Green Arrow #21 Review

(w) Jeff Lemire
(p) Andrea Sorrentino

“The Kill Machine” finishes up this month with not a bang, but a subtle whimper. I want to like Jeff Lemire’s run on Green Arrow, I really do. And there are elements that I think are very strong, but Green Arrow #21‘s attempt to expand the mythos of Oliver Queen actually backfired and made the character a whole lot less charming. Since Ollie technically defeated Komodo last issue, this issue is mostly about tying up all the loose ends Lemire has left dangling.


First and foremost is how Ollie and his father are connected to the island where Ollie first learned to shoot a bow. Magus — Lemire’s ‘deus ex machina’ that’s been popping up from time to time to lend a helpful story about the past — finally decides to lay out the cards for Ollie and explain everything. Turns out Richard Queen and Simon LaCroix were friends once, but LaCroix murdered Queen. The reason? I’m not entirely sure. Magus explains that, “…LaCroix was everything your father wished you would be. He made him his protege in both business and his quest for the arrow. And then LaCroix killed him for it.” Doesn’t make too much sense to me: to murder the man who gives you opportunities unbounded. But that brings me to my second point.


Years ago, then-Marvel writer J. Michael Straczynski attempted to explain that Spider-Man was just the current avatar of the Spider God who had bestowed the power of the spider to various humans throughout history. It was a stupid and pointless endeavor that only succeeded in cheapening the character’s rich narrative history, betrayed the core concept that anyone can rise up to a hero, and generally mucked up Spidey’s continuity so much that everyone basically just doesn’t talk about it anymore. It was a ridiculous attempt to give more meaning to a hero who didn’t need some deeper meaning to his powers. It was completely unnecessary.

This is the feeling I’m getting from this whole ‘weapon clans’ concept Lemire is introducing. Basically, Oliver Queen was always destined to pick up a bow and become one of the most formidable and talented archers in the world because there is an ancient Arrow Clan of which is family was part of. I understand that part of the ‘New 52’ is actually making some things new, but this is the kind of change that makes fans angry.

Oliver Queen used to be about helping the less fortunate because he felt a sense of responsibility due to his being born into wealth. He took it upon himself to learn and grow as a person and become something better than he was before. And for a few issues, Lemire was beginning to lean toward this direction with the character after 16 issues of Ollie being a total ass and a pale ghost of his former self. Instead, Lemire decided to make Green Arrow just another hero who was ‘destined’ to become a hero instead of reinforcing Ollie as an example of peoples’ ability to do better.

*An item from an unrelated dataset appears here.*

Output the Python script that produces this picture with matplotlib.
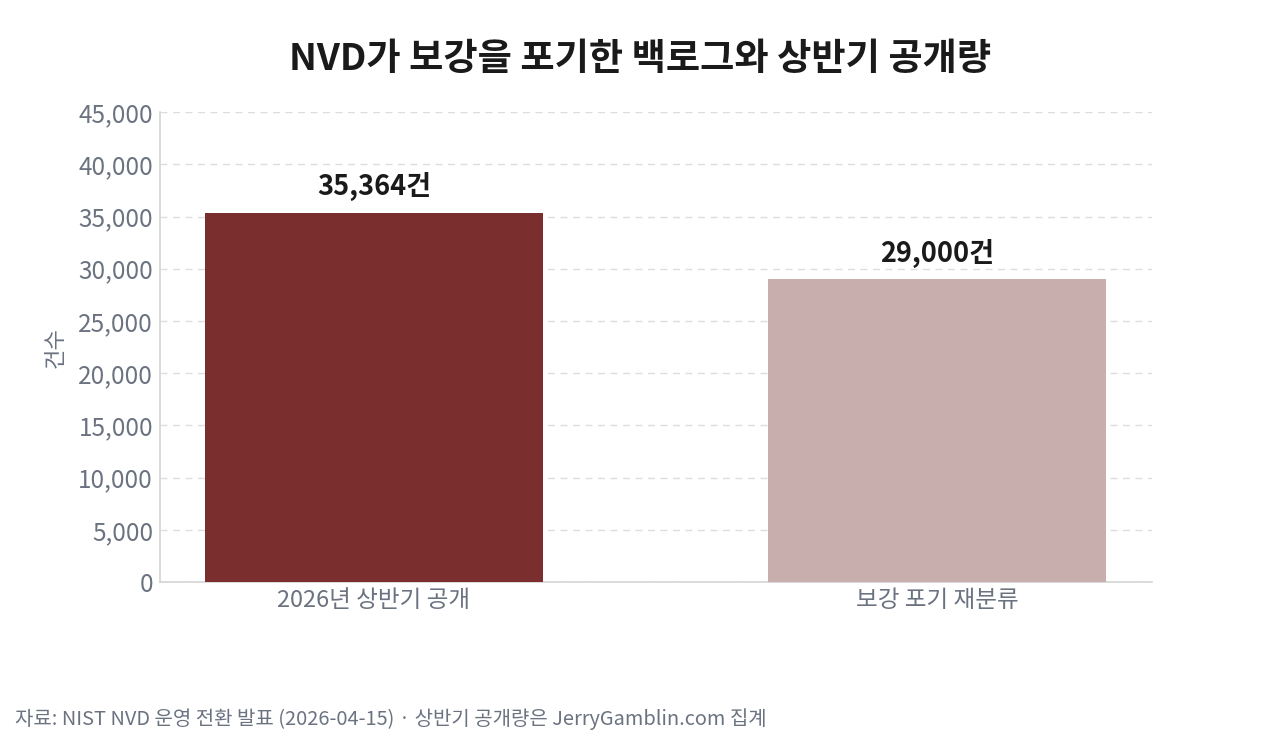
import numpy as np
import matplotlib
matplotlib.use("Agg")
import matplotlib.pyplot as plt

plt.rcParams['font.family'] = ['Noto Sans CJK KR', 'DejaVu Sans']

# data
categories = ['2026년 상반기 공개', '보강 포기 재분류']
counts = [35364, 29000]
value_labels = ['35,364건', '29,000건']
bar_colors = ['#7a2e2e', '#c9aeae']
yticks = [0, 5000, 10000, 15000, 20000, 25000, 30000, 35000, 40000, 45000]

gray = '#6b7280'

fig = plt.figure(figsize=(12.8, 7.47), dpi=100)
ax = fig.add_axes([0.125, 0.2209, 0.775, 0.629])

x = np.arange(len(categories))
ax.bar(x, counts, width=0.6, color=bar_colors, zorder=3)

for xi, v, lab in zip(x, counts, value_labels):
    ax.text(xi, v + 1100, lab, ha='center', va='bottom', fontsize=19.5,
            fontweight='bold', color='#1a1a1a')

ax.set_xlim(-0.38, 1.382)
ax.set_ylim(0, 45000)
ax.set_yticks(yticks)
ax.set_yticklabels([f'{t:,}' for t in yticks])
ax.set_xticks(x)
ax.set_xticklabels(categories)
ax.tick_params(axis='y', length=0, labelsize=17.5, labelcolor=gray, pad=5)
ax.tick_params(axis='x', length=0, labelsize=17, labelcolor=gray, pad=5)

ax.grid(axis='y', linestyle=(0, (5, 4)), color='#dddddd', linewidth=1, zorder=0)
for s in ['top', 'right']:
    ax.spines[s].set_visible(False)
for s in ['left', 'bottom']:
    ax.spines[s].set_color('#d4d4d4')
    ax.spines[s].set_linewidth(1.2)

ax.set_ylabel('건수', fontsize=16, color=gray, labelpad=8)

fig.text(0.5, 0.920, 'NVD가 보강을 포기한 백로그와 상반기 공개량', ha='center', va='center',
         fontsize=26.8, fontweight='bold', color='#1a1a1a')
fig.text(0.012, 0.037, '자료: NIST NVD 운영 전환 발표 (2026-04-15) · 상반기 공개량은 JerryGamblin.com 집계',
         ha='left', va='center', fontsize=14.4, color=gray)

fig.savefig('out.png', dpi=100)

This just doesn’t feel fun anymore. It feels forced. Not everything in a comic book universe has to be tied to fate, destiny, or past events. Sometimes, heroes arise because they need to and not because their great-great-grand uncle was cursed by an evil warlock for generations or somesuch like that. I like Lemire’s dialogue; it’s quality work and the all characters feel organic. I also love Andrea Sorrentino’s artwork. It’s honestly just the story that’s turning me off of Green Arrow now.


One thought on “Green Arrow #21 Review

  1. Look at Green Arrow # 19, page 3: Oliver admits he probably couldn’t have made the impossible shot that Komodo threw at him. A normal superhero would never say he/she is inferior in comparison to his/her villain: Oliver, on the contrary, admits it, because Lemire loves to deconstruct the superhero mythology.
    Second deconstructing detail: at the end of the issue, Fyff asks Oliver what happened, and he replies “Got beat up by a little girl.” A superhero is supposed to be invincible and to defeat even the most powerful villains, so Oliver admitting that a child defeated him is something delightfully nonconformist and unusual.
    Third deconstructing detail: A superhero never escapes flat out, and never gives up. Oliver, on the contrary, decided to wave goodbye to Komodo when he realized he had been encircled. And he ended up in a dump! Can you imagine any other superhero in a situation like that? AWESOME!!!
    Lemire’s deconstructing the superhero mythology in a more evident way in Animal Man (which is my favorite New 52 series, along with Vibe). For example:
    1) Superheroes tend to monopolize the attention of the reader, while Animal Man is constantly upstaged by the supporting characters of the series.
    2) Superhero comics usually don’t give much importance to the private life of their main character (they tend to focus only on the “costume on” part); in Animal Man, on the contrary, the private life of Buddy is the main theme of the series. In fact, it is rather infrequent to see Buddy with his costume on.
    3) Buddy is not perfect, and is not perceived as perfect by other people: in fact, in the 11th issue, when he tells his wife “It’s going to be okay”, she replies “Don’t give me anything of that superhero crap, Buddy.” That cut and thrust perfectly enlightens the philosophy of the series.